EYEWITNESS LOCAL NEWSSanitarians Working To Inspect Kanawha Schools After Chemical Leak
from Eyewitness News Online
Reported: Jan. 15, 2014 5:31 PM EST
Updated: Jan. 15, 2014 8:47 PM EST
CHARLESTON, W.Va. (Leslie Rubin) -- Schools in four counties continued to be at a standstill Wednesday,while they waited for clean water to be restored.
The process is taking a lot longer than school officials had initially hoped.
Kanawha, Putnam, Lincoln, and Boone County schools have been closed since Monday in wake of the chemical leak that contaminated 300,000 West Virginia American Water customers.

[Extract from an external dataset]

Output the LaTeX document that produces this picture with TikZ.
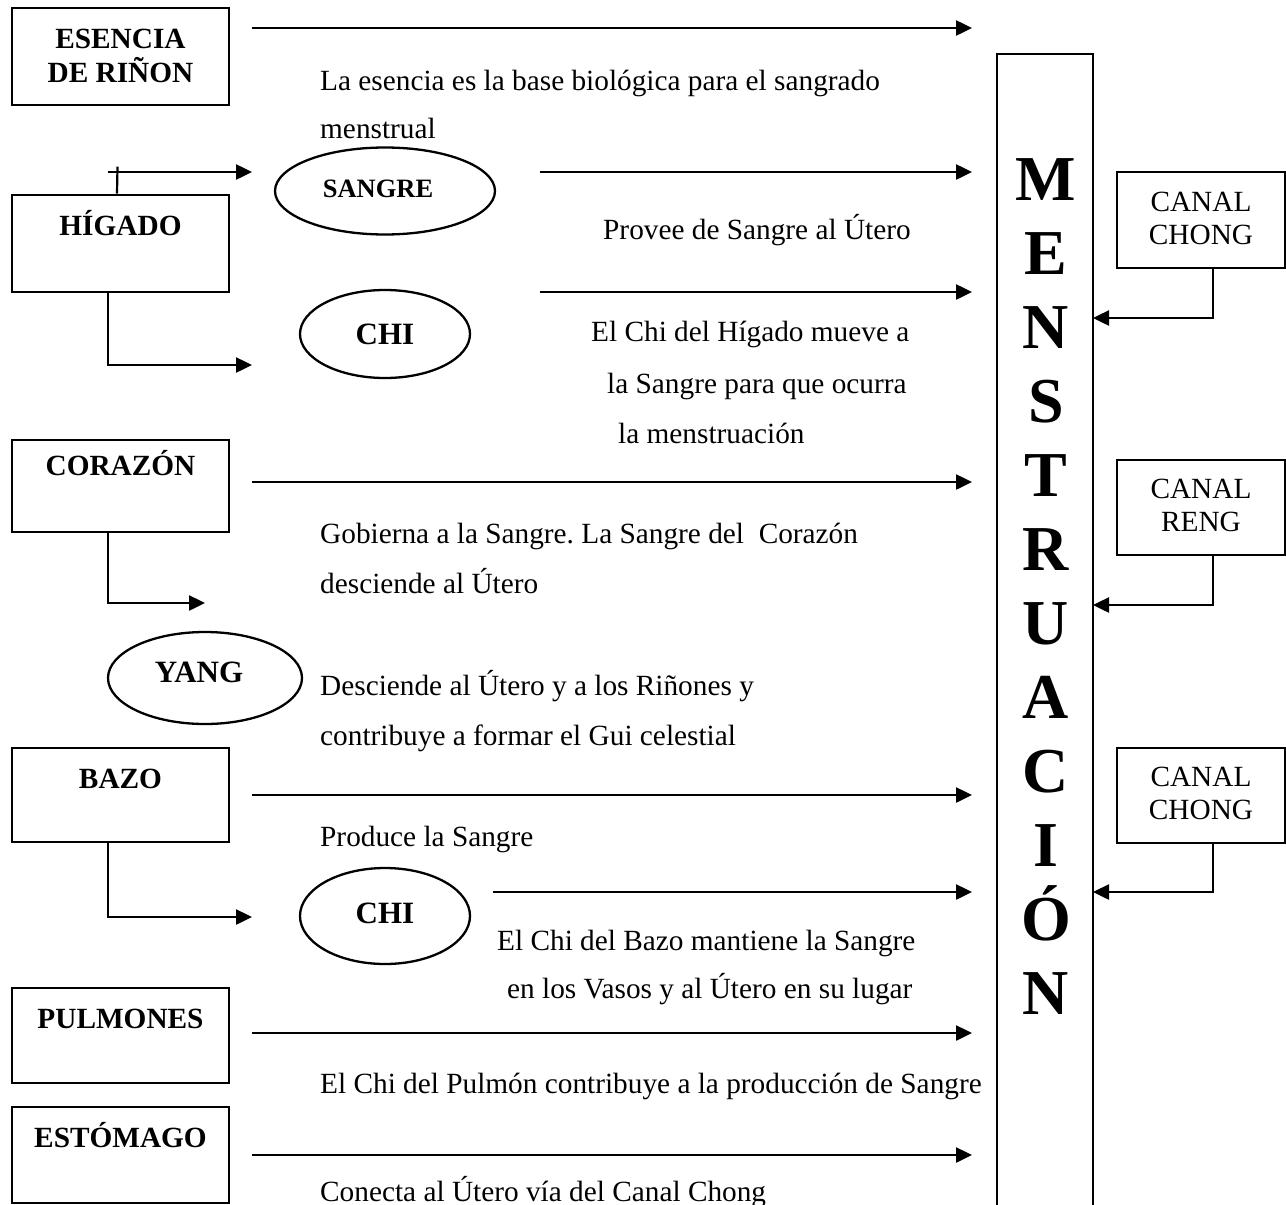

Initially, in Kanawha County, schools officials were under the impression all schools could begin the flushing process on Monday when the first zone was lifted, but that information proved to be untrue
Now, the process of getting everyone back up and running has turned out to be quite the undertaking.
"First thing, I want to make sure they've flushed all their water lines," Kanawha-Charleston Health Department sanitarian Flem O'Dell said.
The halls of John Adams Middle Schools were not filled with students this week. Instead, sanitarians made their rounds, giving schools a passing or failing grade after they've been cleared by West Virginia American Water to flush their systems.
They were checking equipment, asking questions, and making their own recommendations when it comes to student's safety and health.
"That's my personal opinion, as long as they have bottled water, that's what I would use," O'Dell said, after he gave John Adams a passing grade.
National Guard trucks, filled with thousands of bottles of water, made their rounds to every school in Kanawha County.
"We want to assure them that they're safe here at school," Ruthlawn Elementary Principal Natalie Laliberty said.
Ruthlawn Elementary has been cleared by the health department, but Laliberty said her students will only be drinking the bottled water and cooks will be cooking with it while they have the large supply on hand.
"There still is somewhat of an aroma when you go wash your hands, and so forth, so we're going to try and use as little as possible until it's flushed somewhat more," she said.
"You've got 30,000 kids coming back to school, we'll probably have 30,000 different opinions on whether they want to drink the water, use the water, or wash their hands with it," Dr. Rahul Gupta, director of the Kanawha-Charleston Health Department, said.
Of the 70 schools in Kanawha County, not even half had been cleared to flush and checked by a sanitarian on Wednesday afternoon.
Kanawha Schools Superintendent Dr. Ron Duerring said they were initially told on Monday all schools could begin the flushing process, but that information was inaccurate.
"We corrected that, and continue to follow all of the protocols," he said.
State superintendent Dr. Jim Phares said they were not sure if they are going to waive the days missed by students this week.
State code does allow him to, but they need to wait until the end of the winter season to make any decisions.